If a community profile has been prepared and we wish to simulate Meta3C.

> sim3C --profile mycom.txt -n 500000 -l 150 -e HpyCH4IV -m meta3c myref.fasta sim.fq

A random seed and an output profile name can be specified at runtime. These make reducibility possible. The random seed is used to initialise all number generators within the simulation, and if given, the profile name will allow Sim3C to save the state of the profile when drawn at random from a distribution. Though saving the profile state is not necessary to reproducibly rerun Sim3C, it assists downstream analyses that may wish to know the true state.

Useful options

Specify restriction digest enzyme

--enzyme [string] OR -e [string]

For HiC and Meta3C simulation, users must specify one or two enzymes. To specify two enzymes, simply repeat the option.

For example, -e DpnII -e MluCI would define a multi-digest using the two four cutters DpnII and MluCI.

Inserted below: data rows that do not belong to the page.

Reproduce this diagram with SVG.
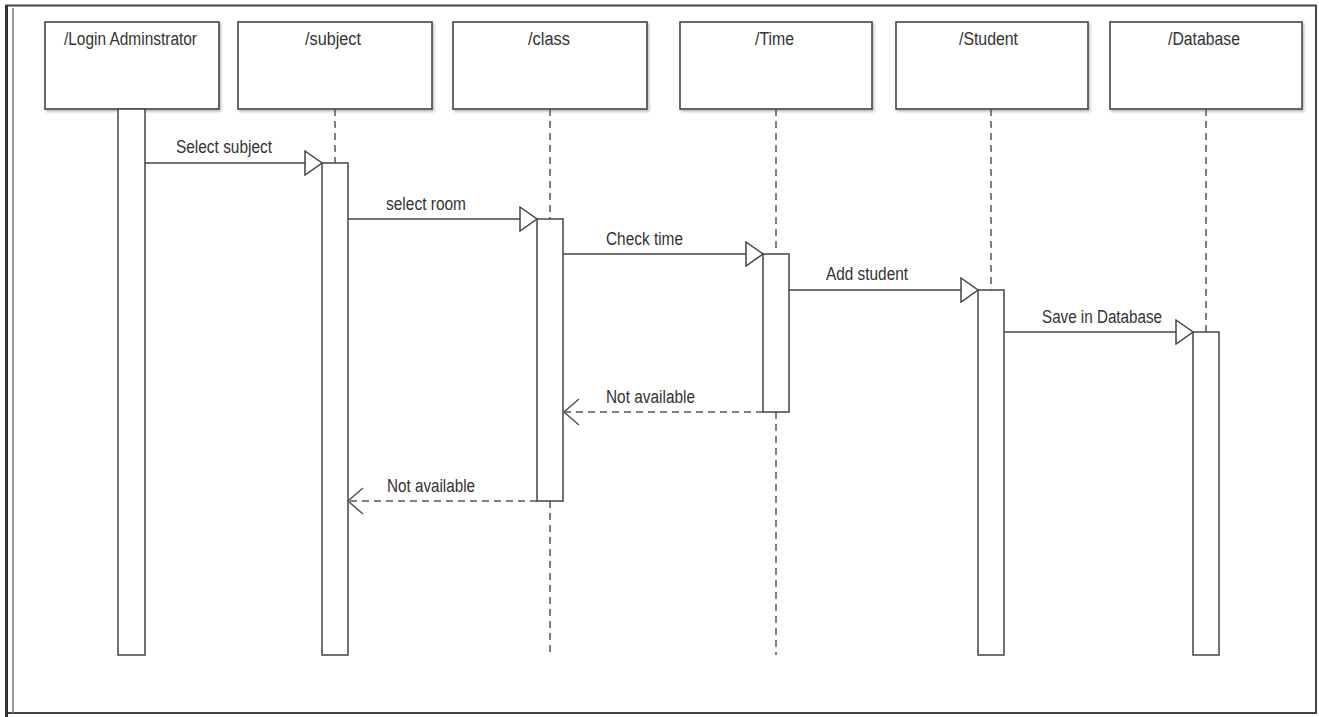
<svg xmlns="http://www.w3.org/2000/svg" width="1319" height="717" viewBox="0 0 1319 717">
<style>
.box{fill:#fff;stroke:#444;stroke-width:1.6}
.act{fill:#fff;stroke:#444;stroke-width:1.5}
.life{stroke:#555;stroke-width:1.5;stroke-dasharray:7 5;fill:none}
.t{font-family:"Liberation Sans",Arial,sans-serif;font-size:18px;fill:#333}
.msg{stroke:#444;stroke-width:1.5;fill:none}
.ret{stroke:#555;stroke-width:1.5;stroke-dasharray:7 5;fill:none}
</style>
<defs>
<filter id="sh" x="-5%" y="-5%" width="115%" height="120%">
<feDropShadow dx="1.5" dy="2" stdDeviation="1.2" flood-color="#000" flood-opacity="0.25"/>
</filter>
<marker id="tri" markerUnits="userSpaceOnUse" markerWidth="19" markerHeight="26" viewBox="-1 -1 19 26" refX="17" refY="12" orient="auto">
<path d="M0,0 L17,12 L0,24 Z" fill="#fff" stroke="#444" stroke-width="1.5"/>
</marker>
<marker id="open" markerUnits="userSpaceOnUse" markerWidth="17" markerHeight="28" viewBox="-1 -1 17 28" refX="15" refY="13" orient="auto">
<path d="M0,0 L15,13 L0,26" fill="none" stroke="#555" stroke-width="1.5"/>
</marker>
</defs>
<rect width="1319" height="717" fill="#fff"/>
<g id="frame" fill="none" stroke="#444">
<rect x="6.5" y="5.5" width="1309.5" height="707.5" stroke-width="2"/>
<line x1="6.5" y1="5" x2="6.5" y2="717" stroke-width="3" stroke="#333"/>
<line x1="13" y1="8" x2="13" y2="713" stroke-width="1.5" stroke="#777"/>
</g>

<g id="login">
<rect class="box" x="45" y="22" width="174" height="87" filter="url(#sh)"/>
<text class="t" x="64" y="45" textLength="133" lengthAdjust="spacingAndGlyphs">/Login Adminstrator</text>
<rect class="act" x="118" y="109" width="27" height="546"/>
</g>

<g id="subject">
<rect class="box" x="238" y="22" width="194" height="87" filter="url(#sh)"/>
<text class="t" x="305" y="45" textLength="56" lengthAdjust="spacingAndGlyphs">/subject</text>
<line class="life" x1="335" y1="109" x2="335" y2="163"/>
<rect class="act" x="322" y="163" width="26" height="492"/>
</g>

<g id="class">
<rect class="box" x="453" y="22" width="194" height="87" filter="url(#sh)"/>
<text class="t" x="528" y="45" textLength="42" lengthAdjust="spacingAndGlyphs">/class</text>
<line class="life" x1="550" y1="109" x2="550" y2="219"/>
<line class="life" x1="550" y1="501" x2="550" y2="655"/>
<rect class="act" x="537" y="219" width="26" height="282"/>
</g>

<g id="time">
<rect class="box" x="680" y="22" width="192" height="87" filter="url(#sh)"/>
<text class="t" x="755" y="45" textLength="39" lengthAdjust="spacingAndGlyphs">/Time</text>
<line class="life" x1="776" y1="109" x2="776" y2="254"/>
<line class="life" x1="776" y1="412" x2="776" y2="655"/>
<rect class="act" x="763" y="254" width="26" height="158"/>
</g>

<g id="student">
<rect class="box" x="896" y="22" width="192" height="87" filter="url(#sh)"/>
<text class="t" x="959" y="45" textLength="59" lengthAdjust="spacingAndGlyphs">/Student</text>
<line class="life" x1="991" y1="109" x2="991" y2="290"/>
<rect class="act" x="978" y="290" width="26" height="365"/>
</g>

<g id="database">
<rect class="box" x="1110" y="22" width="192" height="87" filter="url(#sh)"/>
<text class="t" x="1168" y="45" textLength="72" lengthAdjust="spacingAndGlyphs">/Database</text>
<line class="life" x1="1206" y1="109" x2="1206" y2="332"/>
<rect class="act" x="1193" y="332" width="26" height="323"/>
</g>

<g id="connectors">
<line class="msg" x1="145" y1="163" x2="322" y2="163" marker-end="url(#tri)"/>
<text class="t" x="176" y="153" textLength="96" lengthAdjust="spacingAndGlyphs">Select subject</text>
<line class="msg" x1="348" y1="219" x2="537" y2="219" marker-end="url(#tri)"/>
<text class="t" x="386" y="210" textLength="80" lengthAdjust="spacingAndGlyphs">select room</text>
<line class="msg" x1="563" y1="254" x2="763" y2="254" stroke-width="2.4" marker-end="url(#tri)"/>
<text class="t" x="606" y="245" textLength="77" lengthAdjust="spacingAndGlyphs">Check time</text>
<line class="msg" x1="789" y1="290" x2="978" y2="290" marker-end="url(#tri)"/>
<text class="t" x="826" y="280" textLength="82" lengthAdjust="spacingAndGlyphs">Add student</text>
<line class="msg" x1="1004" y1="332" x2="1193" y2="332" marker-end="url(#tri)"/>
<text class="t" x="1042" y="323" textLength="120" lengthAdjust="spacingAndGlyphs">Save in Database</text>
<line class="ret" x1="763" y1="412" x2="564" y2="412" marker-end="url(#open)"/>
<text class="t" x="606" y="403" textLength="89" lengthAdjust="spacingAndGlyphs">Not available</text>
<line class="ret" x1="537" y1="501" x2="348" y2="501" marker-end="url(#open)"/>
<text class="t" x="387" y="492" textLength="88" lengthAdjust="spacingAndGlyphs">Not available</text>
</g>
</svg>
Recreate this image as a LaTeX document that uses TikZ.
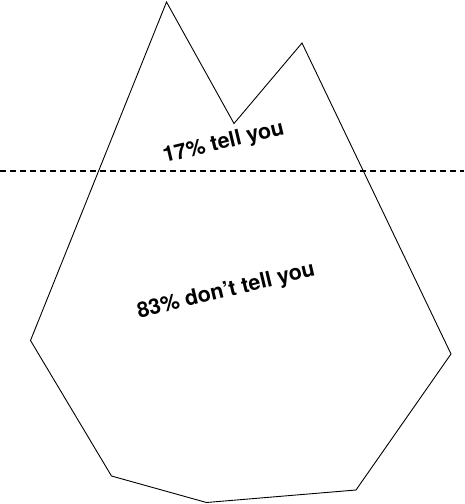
\documentclass[tikz,border=0pt]{standalone}
\usepackage{fontspec}
\setmainfont{TeX Gyre Heros}
\usepackage{tikz}
\tikzset{
  berg/.style={line width=0.9pt, black, line join=miter},
  water/.style={line width=1.1pt, black, dash pattern=on 6pt off 4pt},
  lbl/.style={font=\bfseries\fontsize{21.5}{24}\selectfont, anchor=base, rotate=13.5, inner sep=0pt},
}

\begin{document}
\begin{tikzpicture}[x=1pt,y=-1pt]
  \useasboundingbox (0,0) rectangle (464,504);
  % --- iceberg outline ---
  \coordinate (peakA) at (166.5,2);
  \coordinate (dip) at (234,123.5);
  \coordinate (peakB) at (302,43);
  \coordinate (rgt) at (451,354);
  \coordinate (botR) at (356,490);
  \coordinate (bot) at (206.5,502.5);
  \coordinate (botL) at (111.5,476);
  \coordinate (lft) at (30.5,340.5);
  \draw[berg] (peakA) -- (dip) -- (peakB) -- (rgt) -- (botR) -- (bot) -- (botL) -- (lft) -- cycle;
  % --- waterline ---
  \coordinate (wl) at (0,171);
  \coordinate (wr) at (464,171);
  \draw[water] (wl) -- (wr);
  % --- labels ---
  \node[lbl] (above) at (225,148.5) {17\% tell you};
  \node[lbl] (below) at (227.5,297) {83\% don’t tell you};
\end{tikzpicture}
\end{document}
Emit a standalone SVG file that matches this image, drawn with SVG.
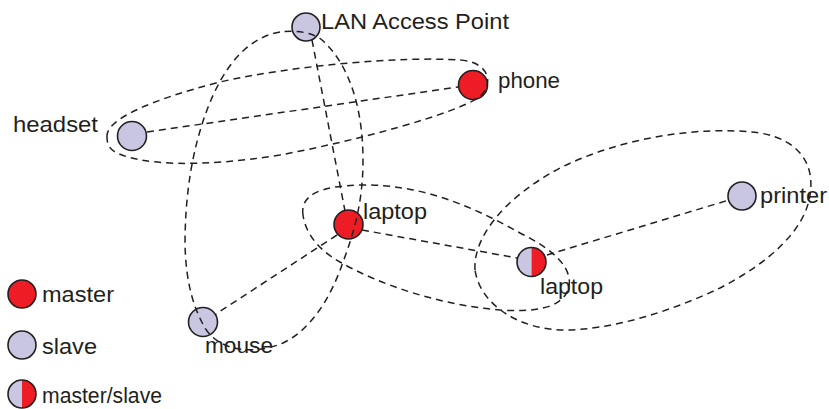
<svg xmlns="http://www.w3.org/2000/svg" width="829" height="409" viewBox="0 0 829 409">
  <style>
    .dev { stroke: #231f20; stroke-width: 1.6; }
    .master { fill: #ee1c25; }
    .slave { fill: #c8c6e0; }
    .ring { fill: none; stroke: #231f20; stroke-width: 1.6; }
    .lbl { font-family: "Liberation Sans", Arial, sans-serif; font-size: 22px; fill: #231f20; }
    .link { fill: none; stroke: #231f20; stroke-width: 1.5; stroke-dasharray: 7 5; }
  </style>
  <rect width="829" height="409" fill="#ffffff"/>

  <!-- devices -->
  <g id="lan-access-point">
    <circle class="dev slave" cx="306" cy="27" r="14"/>
    <text class="lbl" x="321" y="29" textLength="188" lengthAdjust="spacingAndGlyphs">LAN Access Point</text>
  </g>
  <g id="phone">
    <circle class="dev master" cx="473" cy="85" r="14.5"/>
    <text class="lbl" x="498" y="88" textLength="62" lengthAdjust="spacingAndGlyphs">phone</text>
  </g>
  <g id="headset">
    <circle class="dev slave" cx="132" cy="136" r="14.5"/>
    <text class="lbl" x="13" y="132" textLength="85" lengthAdjust="spacingAndGlyphs">headset</text>
  </g>
  <g id="laptop-master">
    <circle class="dev master" cx="348.5" cy="224.5" r="14.5"/>
    <text class="lbl" x="363" y="219" textLength="64" lengthAdjust="spacingAndGlyphs">laptop</text>
  </g>
  <g id="laptop-bridge">
    <path class="slave" d="M531.5,247.5 A14.5,14.5 0 0 0 531.5,276.5 Z"/>
    <path class="master" d="M531.5,247.5 A14.5,14.5 0 0 1 531.5,276.5 Z"/>
    <circle class="ring" cx="531.5" cy="262" r="14.5"/>
    <text class="lbl" x="540" y="294" textLength="63" lengthAdjust="spacingAndGlyphs">laptop</text>
  </g>
  <g id="printer">
    <circle class="dev slave" cx="742" cy="196" r="14"/>
    <text class="lbl" x="760" y="203" textLength="67" lengthAdjust="spacingAndGlyphs">printer</text>
  </g>
  <g id="mouse">
    <circle class="dev slave" cx="203" cy="322" r="14.5"/>
    <text class="lbl" x="205" y="353" textLength="68" lengthAdjust="spacingAndGlyphs">mouse</text>
  </g>

  <!-- legend -->
  <g id="legend-master">
    <circle class="dev master" cx="22" cy="294" r="14"/>
    <text class="lbl" x="42" y="302" textLength="72" lengthAdjust="spacingAndGlyphs">master</text>
  </g>
  <g id="legend-slave">
    <circle class="dev slave" cx="22" cy="345" r="14"/>
    <text class="lbl" x="42" y="354" textLength="55" lengthAdjust="spacingAndGlyphs">slave</text>
  </g>
  <g id="legend-master-slave">
    <path class="slave" d="M22,380 A14,14 0 0 0 22,408 Z"/>
    <path class="master" d="M22,380 A14,14 0 0 1 22,408 Z"/>
    <circle class="ring" cx="22" cy="394" r="14"/>
    <text class="lbl" x="42" y="403" textLength="120" lengthAdjust="spacingAndGlyphs">master/slave</text>
  </g>

  <!-- links and piconet outlines -->
  <g id="connectors">
    <line class="link" x1="147" y1="132" x2="458" y2="87"/>
    <line class="link" x1="312" y1="40" x2="345" y2="211"/>
    <line class="link" x1="337" y1="235" x2="216" y2="314"/>
    <line class="link" x1="362" y1="230" x2="517" y2="258"/>
    <line class="link" x1="547" y1="255" x2="729" y2="200"/>

    <!-- headset / phone piconet -->
    <path class="link" d="M107,137 C105,120 150,100 220,82 C290,66 400,56 460,60 C490,62 495,85 478,98 C450,115 360,140 280,155 C200,168 140,165 115,152 C108,148 107,142 107,137 Z"/>
    <!-- access point / mouse piconet -->
    <path class="link" d="M280,32 C245,38 222,70 207,110 C192,150 185,195 185,245 C186,280 192,305 205,328 C220,352 255,355 283,343 C310,330 330,300 343,262 C355,230 363,200 363,160 C363,110 350,65 322,40 C312,32 295,30 280,32 Z"/>
    <!-- laptop / laptop piconet -->
    <path class="link" d="M303,215 C300,195 320,186 360,185 C420,184 470,205 520,233 C555,250 575,270 568,290 C560,310 530,312 500,310 C440,305 380,285 340,262 C315,248 305,230 303,215 Z"/>
    <!-- laptop / printer piconet -->
    <path class="link" d="M475,270 C473,240 500,200 560,168 C620,138 700,125 760,133 C800,140 815,165 810,195 C805,230 770,262 720,288 C670,312 610,330 565,330 C520,330 480,305 475,270 Z"/>
  </g>
</svg>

Enzyme names follow the NEB nomenclature and are case-sensitive. Most enzymes defined in ReBase[2] are understood so long as they have been defined in the BioPython.Restriction module.

Some common enzymes

  • 4-cutter: DpnII, Sau3AI, MluCI, NlaIII, HinfI
  • 6-cutter: HindIII

Commercial Kits

  • Phase: DpnII MluCI
  • Arima: DpnII, HinfI

Notes

  • DpnII and Sau3AI are isoschizomers. As such, although there may be reason to choose one over the other in real experimental setups, in simulation, they are identical.
  • Dual digests are treated as being run simultaneously. Consequently, the resulting Hi-C ligation duplication sites can be a hybrid of the two enzymes.
  • HinfI contains an ambiguous base (N) within its recognition site.

Ambiguous IUPAC symbols

--convert

At present, Art.py is not able to model errors when reference sequences contain ambiguous symbols other than N (i.e. MRWSYKVHDB). In these cases, if users do not wish to prepare sequences themselves, the --convert option will convert all such symbols to N in memory before simulation. Therefore, emitted simulated reads will contain N in these locations.

Faster simulation

--simple-reads

For users whose work does not require simulated read errors -- or for whom time is very short -- sim3C can be run in a "simple-read" mode. In testing, disabling error modelling results in a 60% increase in simulation speed.

Please Note: When error modelling is disabled, if reference sequences contain ambiguous symbols (i.e. MRWSYKVHDB), then these will be carried through to the simulated reads.

Output format

Output reads can be written in either FASTA or FASTQ format, where the format is inferred from the file extension specified at runtime. Eg. .fq|.fastq -> FASTQ, .fa|.fasta -> FASTA.

Compress output

Output reads can be compressed using gzip or bzip2, with the compression type inferred from the file extension specified at runtime. Eg. .gz -> gzip compression, .bz2 -> bzip2 compression.

--compress

Split or Interleaved output

Output reads can be written as interleaved or split R1/R2 files. At runtime, specifying a single output read file will produce interleaved read-pairs, while specifying two output files will produce split R1/R2 files.

Please note: Only the suffixes of file names are inspected. There is no requirement to adhere to a _1/_2 or _R1/_R2 naming convention with split read output.

Interleaved

sim3C --dist uniform -n 500000 -l 150 -e NlaIII -m hic myref.fasta sim.fq

Split R1/R2

# conventional syntax
sim3C --dist uniform -n 500000 -l 150 -e NlaIII -m hic myref.fasta sim_R1.fq sim_R2.fq
# odd names
sim3C --dist uniform -n 500000 -l 150 -e NlaIII -m hic myref.fasta foo.fq bar.fq

Examples

# uncompressed, interleaved FASTA output
sim3C --dist uniform -n 500000 -l 150 -e NlaIII -m hic myref.fasta sim.fa

# gzip compressed, interleaved FASTQ output
sim3C --dist uniform -n 500000 -l 150 -e NlaIII -m hic myref.fasta sim.fq.gz

# gzip compressed, split R1/R1 FASTQ output
sim3C --dist uniform -n 500000 -l 150 -e NlaIII -m hic myref.fasta sim_1.fq.gz sim_2.fq.gz

References

  1. Huang, Weichun, Leping Li, Jason R. Myers, and Gabor T. Marth. 2012. “ART: A next-Generation Sequencing Read Simulator.” Bioinformatics 28 (4). Oxford University Press: 593–94.

  2. Roberts, Richard J., Tamas Vincze, Janos Posfai, and Dana Macelis. 2015. “REBASE--a Database for DNA Restriction and Modification: Enzymes, Genes and Genomes.” Nucleic Acids Research 43 (Database issue): D298–99.